La voce dell’autista si mischia al suono del vento da neve che martella la nostra auto, mentre attraversa a tutta velocità la strada che da Hawash porta a Zara, nella Wadi al-Nasara, a ovest della città di Homs. “Questa strada è sporca di notte”, osserva l’uomo. Due uomini siedono sul retro, i fucili infilati fuori dalla finestra. Hai paura, ma cerchi di darti un contegno.
Fuori è buio pesto, ed è noto che, rintanati nel castello crociato di Krak des Chevaliers, i militanti dell’opposizione siriana prendono di mira questa strada. Ma secondo l’autista la situazione adesso è più sicura, dopo che l’esercito siriano ha stabilito nuove postazioni e incrementato le proprie misure di sicurezza. I minuti passano lentamente, con le immagini delle morti e delle decapitazioni ingiustificate di Wadi al-Nasara che ti ronzano in testa, ancora e ancora.
Chi combatte a fianco dell’esercito siriano si è riconciliato con la morte. Parlano dei compagni uccisi in tono pratico e triste. Rifugiati nelle case della valle, gli abitanti potrebbero non dover affrontare la morte quanto loro, ma rimangono alte le probabilità di essere uccisi da un proiettile vagante, così come dal cecchinaggio quasi quotidiano dei militanti. E, sebbene nelle ultime due settimane i rinforzi dell’esercito in preparazione della liberazione di Krak des Chevaliers abbiano migliorato le condizioni della strada, viaggiare di notte è ancora rischioso.

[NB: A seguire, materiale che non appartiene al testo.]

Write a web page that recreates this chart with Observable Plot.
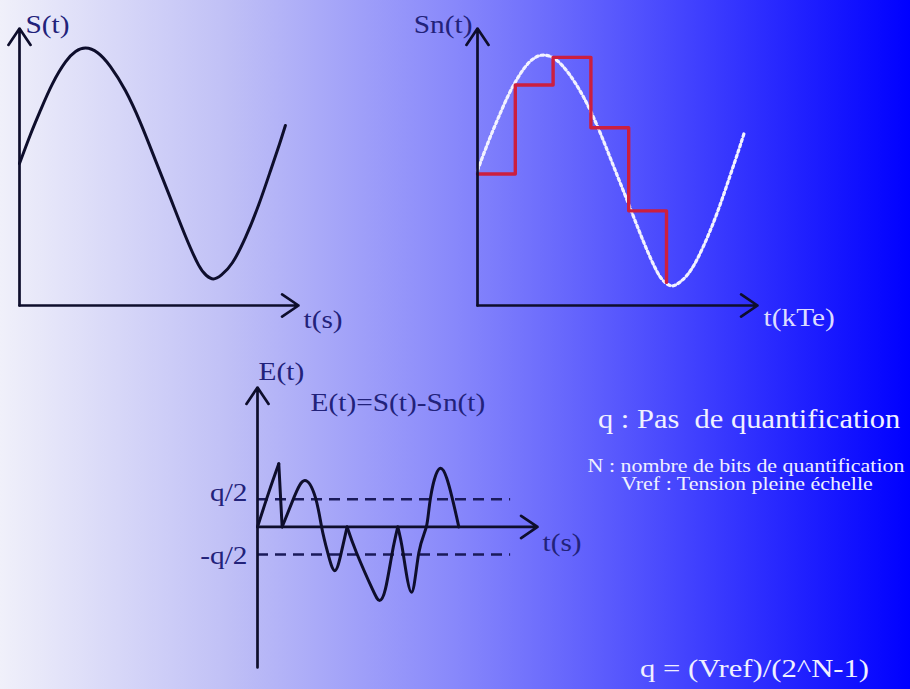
<!DOCTYPE html>
<html>
<head>
<meta charset="utf-8">
<script src="https://cdn.jsdelivr.net/npm/d3@7"></script>
<script src="https://cdn.jsdelivr.net/npm/@observablehq/plot@0.6"></script>
<style>
  html, body { margin: 0; padding: 0; }
  #slide {
    position: relative; width: 910px; height: 689px; overflow: hidden;
    background: linear-gradient(to right, #f0f0fa 0%, #c0c0f6 25%, #8888fb 50%, #4444fe 75%, #0000ff 100%);
  }
  #slide > svg { position: absolute; margin: 0; }
</style>
</head>
<body>
<div id="slide"></div>
<script>
// ---- data ----------------------------------------------------------------
// Analog signal S(t) (t: time units, S: volts)
const tS = [0, 0.39, 0.75, 1.18, 1.65, 2.01, 2.37, 2.80, 3.26, 3.80, 4.34, 4.87, 5.41, 5.95, 6.42, 6.70, 6.95, 7.24, 7.63, 8.10, 8.57, 9.00, 9.32, 9.53];
const S  = [1.23, 1.48, 1.69, 1.92, 2.11, 2.20, 2.23, 2.19, 2.07, 1.86, 1.58, 1.26, 0.93, 0.60, 0.35, 0.26, 0.23, 0.265, 0.37, 0.59, 0.87, 1.17, 1.40, 1.56];

// Sampling instants kTe and the quantised values Sn held until the next sample
const tK = [0, 1.35, 2.7, 4.05, 5.4, 6.75];
const Sn = [1.20, 1.97, 2.21, 1.60, 0.88, 0.26];

// Quantisation error E(t) = S(t) - Sn(t), in units of q, one piece per arc
const tE    = [0, 0.40, 0.76,  0.76, 0.88,
               0.88, 1.30, 1.69, 2.07, 2.29, 2.51, 2.76, 2.99, 3.20,
               3.20, 3.54, 4.10, 4.36, 4.57, 4.81, 5.01,
               5.01, 5.20, 5.50, 5.76, 6.03, 6.18, 6.54, 6.95, 7.19];
const E     = [0, 0.62, 1.14,  1.14, 0,
               0, 0.53, 0.84, 0.53, 0, -0.47, -0.79, -0.47, 0,
               0, -0.47, -1.12, -1.33, -1.12, -0.47, 0,
               0, -0.47, -1.18, -0.47, 0, 0.53, 1.06, 0.53, 0];
const pieceE = [0, 0, 0,  1, 1,
               2, 2, 2, 2, 2, 2, 2, 2, 2,
               3, 3, 3, 3, 3, 3, 3,
               4, 4, 4, 4, 4, 4, 4, 4, 4];

// Half quantisation step levels
const qLevels = [0.5, -0.5];
const qLabels = ["q/2", "-q/2"];

// Axis titles
const titles1 = ["S(t)", "t(s)"];
const titles2 = ["Sn(t)", "t(kTe)"];
const titles3 = ["E(t)", "t(s)", "E(t)=S(t)-Sn(t)"];

// Notes
const notes = [
  "q : Pas  de quantification",
  "N : nombre de bits de quantification",
  "Vref : Tension pleine échelle",
  "q = (Vref)/(2^N-1)"
];

// ---- drawing -------------------------------------------------------------
const slide = document.getElementById("slide");
const ink = "#0e0e2c";
const navy = "#22227a";
const serif = "Liberation Serif, Times New Roman, serif";
const transparent = {background: "transparent", overflow: "visible"};

const sigS = tS.map((t, i) => ({t, v: S[i]}));
const sigSn = tK.map((t, i) => ({t, v: Sn[i]}));
const sigE = tE.map((t, i) => ({t, v: E[i], piece: pieceE[i]}));
const qRows = qLevels.map((v, i) => ({v, s: qLabels[i]}));

// horizontal stretch of the serif lettering
function widen(svg, k) {
  svg.querySelectorAll("text").forEach((el) => {
    el.setAttribute("transform", (el.getAttribute("transform") || "") + ` scale(${k},1)`);
  });
}
function place(svg, left, top) {
  svg.style.left = left + "px";
  svg.style.top = top + "px";
  slide.append(svg);
}
function axesOf(xd, yd) {
  return [
    {x1: xd[0], y1: yd[0], x2: xd[0], y2: yd[1]},
    {x1: xd[0], y1: yd[0], x2: xd[1], y2: yd[0]}
  ];
}
const arrowStyle = {x1: "x1", y1: "y1", x2: "x2", y2: "y2", stroke: ink, strokeWidth: 2.7, headLength: 11, headAngle: 68};
const labelStyle = {fontFamily: serif, fontSize: 26, lineAnchor: "bottom"};

// Panel 1: the analog signal
const tDom = [0, 10];
const sDom1 = [0, 2.4];
const p1 = Plot.plot({
  width: 360, height: 345,
  marginLeft: 19, marginRight: 62, marginTop: 28, marginBottom: 40,
  x: {domain: tDom, axis: null},
  y: {domain: sDom1, axis: null},
  style: transparent,
  marks: [
    Plot.line(sigS, {x: "t", y: "v", curve: "natural", stroke: ink, strokeWidth: 3}),
    Plot.arrow(axesOf(tDom, sDom1), arrowStyle),
    Plot.text([{x: tDom[0], y: sDom1[1], s: titles1[0]}], {x: "x", y: "y", text: "s", ...labelStyle, textAnchor: "start", dx: 6, dy: 4, fill: navy}),
    Plot.text([{x: tDom[1], y: sDom1[0], s: titles1[1]}], {x: "x", y: "y", text: "s", ...labelStyle, textAnchor: "start", dx: 5, dy: 22, fill: navy})
  ]
});
widen(p1, 1.13);
place(p1, 0, 0);

// Panel 2: sampled and quantised signal over the analog one
const sDom2 = [0.06, 2.46];
const p2 = Plot.plot({
  width: 510, height: 345,
  marginLeft: 77, marginRight: 153, marginTop: 28, marginBottom: 40,
  x: {domain: tDom, axis: null},
  y: {domain: sDom2, axis: null},
  style: transparent,
  marks: [
    Plot.line(sigS, {x: "t", y: "v", curve: "natural", stroke: "#f2f2ff", strokeWidth: 3.2, strokeDasharray: "2.6 3"}),
    Plot.line(sigSn, {x: "t", y: "v", curve: "step-after", stroke: "#cc1f3f", strokeWidth: 3.4}),
    Plot.arrow(axesOf(tDom, sDom2), arrowStyle),
    Plot.text([{x: tDom[0], y: sDom2[1], s: titles2[0]}], {x: "x", y: "y", text: "s", ...labelStyle, textAnchor: "end", dx: -5, dy: 4, fill: navy}),
    Plot.text([{x: tDom[1], y: sDom2[0], s: titles2[1]}], {x: "x", y: "y", text: "s", ...labelStyle, textAnchor: "start", dx: 6, dy: 20, fill: "#dcdcff"})
  ]
});
widen(p2, 1.13);
place(p2, 400, 0);

// Panel 3: quantisation error
const eDom = [-2.54, 2.52];
const p3 = Plot.plot({
  width: 420, height: 349,
  marginLeft: 77, marginRight: 63, marginTop: 47, marginBottom: 22,
  x: {domain: tDom, axis: null},
  y: {domain: eDom, axis: null},
  style: transparent,
  marks: [
    Plot.ruleY(qLevels, {x1: () => 0, x2: () => 9.04, stroke: "#1a1a5a", strokeWidth: 2.5, strokeDasharray: "11 7"}),
    Plot.line(sigE, {x: "t", y: "v", z: "piece", curve: "natural", stroke: ink, strokeWidth: 3}),
    Plot.arrow([{x1: 0, y1: eDom[0], x2: 0, y2: eDom[1]}, {x1: 0, y1: 0, x2: tDom[1], y2: 0}], arrowStyle),
    Plot.text(qRows.slice(0, 1), {x: () => 0, y: "v", text: "s", ...labelStyle, textAnchor: "end", dx: -10, dy: 2, fill: navy}),
    Plot.text(qRows.slice(1), {x: () => 0, y: "v", text: "s", ...labelStyle, textAnchor: "end", dx: -10, dy: 9, fill: navy}),
    Plot.text([{x: 0, y: eDom[1], s: titles3[0]}], {x: "x", y: "y", text: "s", ...labelStyle, textAnchor: "start", dx: 1, dy: -8, fill: navy}),
    Plot.text([{x: tDom[1], y: 0, s: titles3[1]}], {x: "x", y: "y", text: "s", ...labelStyle, textAnchor: "start", dx: 5, dy: 24, fill: navy}),
    Plot.text([{x: 0, y: eDom[1], s: titles3[2]}], {x: "x", y: "y", text: "s", ...labelStyle, textAnchor: "start", dx: 53, dy: 23, fill: navy})
  ]
});
widen(p3, 1.13);
place(p3, 180, 340);

// Notes on the right
const svgN = d3.create("svg")
  .attr("width", 910).attr("height", 689)
  .style("left", "0px").style("top", "0px").style("pointer-events", "none")
  .attr("font-family", serif).attr("fill", "#f0f0ff");
const noteLayout = [
  {x: 598, y: 428, size: 27, k: 1.13, anchor: "start"},
  {x: 746, y: 472, size: 18, k: 1.22, anchor: "middle"},
  {x: 747, y: 490, size: 18, k: 1.22, anchor: "middle"},
  {x: 640, y: 677, size: 26, k: 1.18, anchor: "start"}
];
notes.forEach((s, i) => {
  const L = noteLayout[i];
  svgN.append("text")
    .attr("transform", `translate(${L.x},${L.y}) scale(${L.k},1)`)
    .attr("font-size", L.size)
    .attr("text-anchor", L.anchor)
    .style("white-space", "pre")
    .text(s);
});
slide.append(svgN.node());
</script>
</body>
</html>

Dietro le barriere di sabbia, la maggior preoccupazione non è il freddo. Nizar, un combattente pro-regime, aggiusta il suo cappello di lana e soffia aria calda sui palmi, mentre divide lo sguardo tra i mirini a visione notturna e noi. “Non puoi permetterti di aver freddo o di chiudere gli occhi. I militanti tentano di intrufolarsi ad ogni ora. Spero che lo facciano, così posso mostrarveli nel mirino”.
Tra i combattenti stanziati qui, si trovano soldati dell’esercito, membri nelle Forze di Difesa nazionali e combattenti del Partito Sociale Nazionalista Siriano. Ma la maggior parte di loro, in realtà, sono residenti dei villaggi vicini.

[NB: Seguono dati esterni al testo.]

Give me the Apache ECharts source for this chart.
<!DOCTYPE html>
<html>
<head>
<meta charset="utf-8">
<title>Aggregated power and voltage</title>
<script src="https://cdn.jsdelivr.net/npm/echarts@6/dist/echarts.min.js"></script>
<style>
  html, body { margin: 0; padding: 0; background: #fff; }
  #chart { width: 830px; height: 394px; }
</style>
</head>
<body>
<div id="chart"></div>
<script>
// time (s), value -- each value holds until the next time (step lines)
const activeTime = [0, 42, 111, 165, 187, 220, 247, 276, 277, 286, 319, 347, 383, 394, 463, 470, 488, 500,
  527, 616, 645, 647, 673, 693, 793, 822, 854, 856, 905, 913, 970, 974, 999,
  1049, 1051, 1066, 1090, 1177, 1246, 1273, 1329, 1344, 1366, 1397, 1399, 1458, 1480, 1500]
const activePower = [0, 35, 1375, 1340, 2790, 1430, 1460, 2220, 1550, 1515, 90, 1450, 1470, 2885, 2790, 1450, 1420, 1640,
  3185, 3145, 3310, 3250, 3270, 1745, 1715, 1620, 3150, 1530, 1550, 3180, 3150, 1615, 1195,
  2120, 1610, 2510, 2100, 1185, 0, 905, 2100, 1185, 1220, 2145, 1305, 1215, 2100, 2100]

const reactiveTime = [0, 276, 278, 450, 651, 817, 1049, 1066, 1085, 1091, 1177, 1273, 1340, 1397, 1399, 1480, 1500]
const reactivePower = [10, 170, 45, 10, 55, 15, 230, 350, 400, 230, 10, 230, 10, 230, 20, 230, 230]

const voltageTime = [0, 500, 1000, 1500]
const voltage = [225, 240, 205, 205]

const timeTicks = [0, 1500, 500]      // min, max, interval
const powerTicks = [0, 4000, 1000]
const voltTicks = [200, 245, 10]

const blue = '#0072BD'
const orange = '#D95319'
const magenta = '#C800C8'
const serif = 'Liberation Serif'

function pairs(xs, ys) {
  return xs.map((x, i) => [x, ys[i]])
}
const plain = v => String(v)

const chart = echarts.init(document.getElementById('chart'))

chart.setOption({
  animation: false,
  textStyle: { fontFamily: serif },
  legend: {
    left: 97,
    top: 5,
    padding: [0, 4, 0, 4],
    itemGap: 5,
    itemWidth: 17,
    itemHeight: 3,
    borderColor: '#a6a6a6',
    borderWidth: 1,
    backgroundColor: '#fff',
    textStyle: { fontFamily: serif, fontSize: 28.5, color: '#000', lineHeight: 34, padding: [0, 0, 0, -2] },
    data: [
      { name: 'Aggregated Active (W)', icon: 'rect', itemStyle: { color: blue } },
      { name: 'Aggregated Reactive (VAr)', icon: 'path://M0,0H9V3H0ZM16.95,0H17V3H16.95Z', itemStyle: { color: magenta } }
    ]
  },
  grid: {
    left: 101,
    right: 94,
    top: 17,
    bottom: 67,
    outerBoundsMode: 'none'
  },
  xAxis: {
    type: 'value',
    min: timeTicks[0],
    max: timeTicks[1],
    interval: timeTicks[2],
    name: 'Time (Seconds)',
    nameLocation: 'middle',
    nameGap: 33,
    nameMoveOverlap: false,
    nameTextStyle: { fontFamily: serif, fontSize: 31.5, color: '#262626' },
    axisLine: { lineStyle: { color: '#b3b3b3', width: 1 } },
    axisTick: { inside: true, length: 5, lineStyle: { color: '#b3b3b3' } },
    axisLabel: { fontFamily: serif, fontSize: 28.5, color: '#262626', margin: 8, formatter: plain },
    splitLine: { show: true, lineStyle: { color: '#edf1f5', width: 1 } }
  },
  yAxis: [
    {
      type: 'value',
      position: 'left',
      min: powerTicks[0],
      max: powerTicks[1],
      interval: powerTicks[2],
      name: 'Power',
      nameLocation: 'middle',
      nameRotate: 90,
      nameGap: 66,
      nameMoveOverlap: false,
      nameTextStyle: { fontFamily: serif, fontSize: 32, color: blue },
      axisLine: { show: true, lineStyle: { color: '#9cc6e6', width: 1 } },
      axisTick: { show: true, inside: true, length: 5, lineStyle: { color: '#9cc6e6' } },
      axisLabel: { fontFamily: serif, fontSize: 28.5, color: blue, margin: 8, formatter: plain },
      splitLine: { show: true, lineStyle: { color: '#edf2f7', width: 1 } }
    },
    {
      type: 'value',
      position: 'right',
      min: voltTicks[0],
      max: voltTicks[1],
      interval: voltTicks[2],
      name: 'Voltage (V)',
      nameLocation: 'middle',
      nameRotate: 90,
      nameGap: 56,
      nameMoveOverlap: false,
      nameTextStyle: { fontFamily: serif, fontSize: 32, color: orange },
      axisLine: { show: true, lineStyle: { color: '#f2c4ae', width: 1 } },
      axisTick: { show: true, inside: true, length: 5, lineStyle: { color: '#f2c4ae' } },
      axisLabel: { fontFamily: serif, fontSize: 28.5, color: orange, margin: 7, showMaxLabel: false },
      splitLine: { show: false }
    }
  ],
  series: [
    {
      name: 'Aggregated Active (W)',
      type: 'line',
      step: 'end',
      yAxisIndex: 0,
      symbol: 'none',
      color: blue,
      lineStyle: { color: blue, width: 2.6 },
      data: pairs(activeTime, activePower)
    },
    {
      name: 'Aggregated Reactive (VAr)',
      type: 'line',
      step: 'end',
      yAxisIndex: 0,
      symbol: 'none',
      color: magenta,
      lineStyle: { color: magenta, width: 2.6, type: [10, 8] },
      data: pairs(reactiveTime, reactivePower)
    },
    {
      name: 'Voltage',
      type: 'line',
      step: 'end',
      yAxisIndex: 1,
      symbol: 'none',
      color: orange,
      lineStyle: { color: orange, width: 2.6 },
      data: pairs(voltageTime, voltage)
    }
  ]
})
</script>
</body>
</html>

Il flagello delle decapitazioni
La maggior parte dei cristiani che rimane nella regione non fa conto che la salvezza possa venire dalla cristianità occidentale. Quelli che non sono scappati dicono che ora preferiscono morire qui, piuttosto che ricevere la “carità dell’uomo bianco”.
Tony, che lavora in un ristorante di shawarma [pietanza mediorientale a base di carne] nel villaggio di Hawash, non vuole andarsene. Come lui, la madre di Hassam, dal villaggio di Hanbara, che è stato ucciso nel conflitto, vuole stare vicino alla sua tomba così da poterlo visitare ogni giorno. Innumerevoli altri, come loro, vogliono restare. La Siria è l’unica casa che hanno.
Il 29 gennaio, durante un attacco ad un checkpoint della Difesa Nazionale nella città di Ammar al-Hosn, i militanti si sono divertiti a mutilare i corpi delle truppe che presidiavano il checkpoint. Ad un corpo hanno cavato gli occhi, e ne hanno decapitato un altro, portandosi via la testa. Nelle ultime settimane, i militari hanno decapitato molte altre persone, tra cui combattenti delle Forze di Difesa Nazionale, un combattente del Ssnp di nome Hanna Karam, e anche dei civili, di recente un giovane chiamato Fadi Matta, di Mamarita.
Durante il tour ai checkpoint dell’esercito siriano in giornata, la nostra guida ha avanzato la supposizione che l’obiettivo delle decapitazioni stia avendo l’effetto opposto a quello voluto tra gli abitanti della valle, che ora sono più convinti ad imbracciare le armi contro i militanti. Infatti, con i crescenti attacchi contro i residenti, quasi ogni giorno arriva alle barriere di sabbia un nuovo gruppo di combattenti dai villaggi circostanti, come Bahzina, Hanambra, Shallouh, Hawash, per arruolarsi contro i militanti. Alcuni vengono dalle università, altri dal lavoro nei ristoranti, in campagna, o da varie altre professioni. Uno dei combattenti ha detto: “La vita sul campo di battaglia ti ruba tutto. Pensi solo ad uccidere i militanti o ad immaginarti morto”.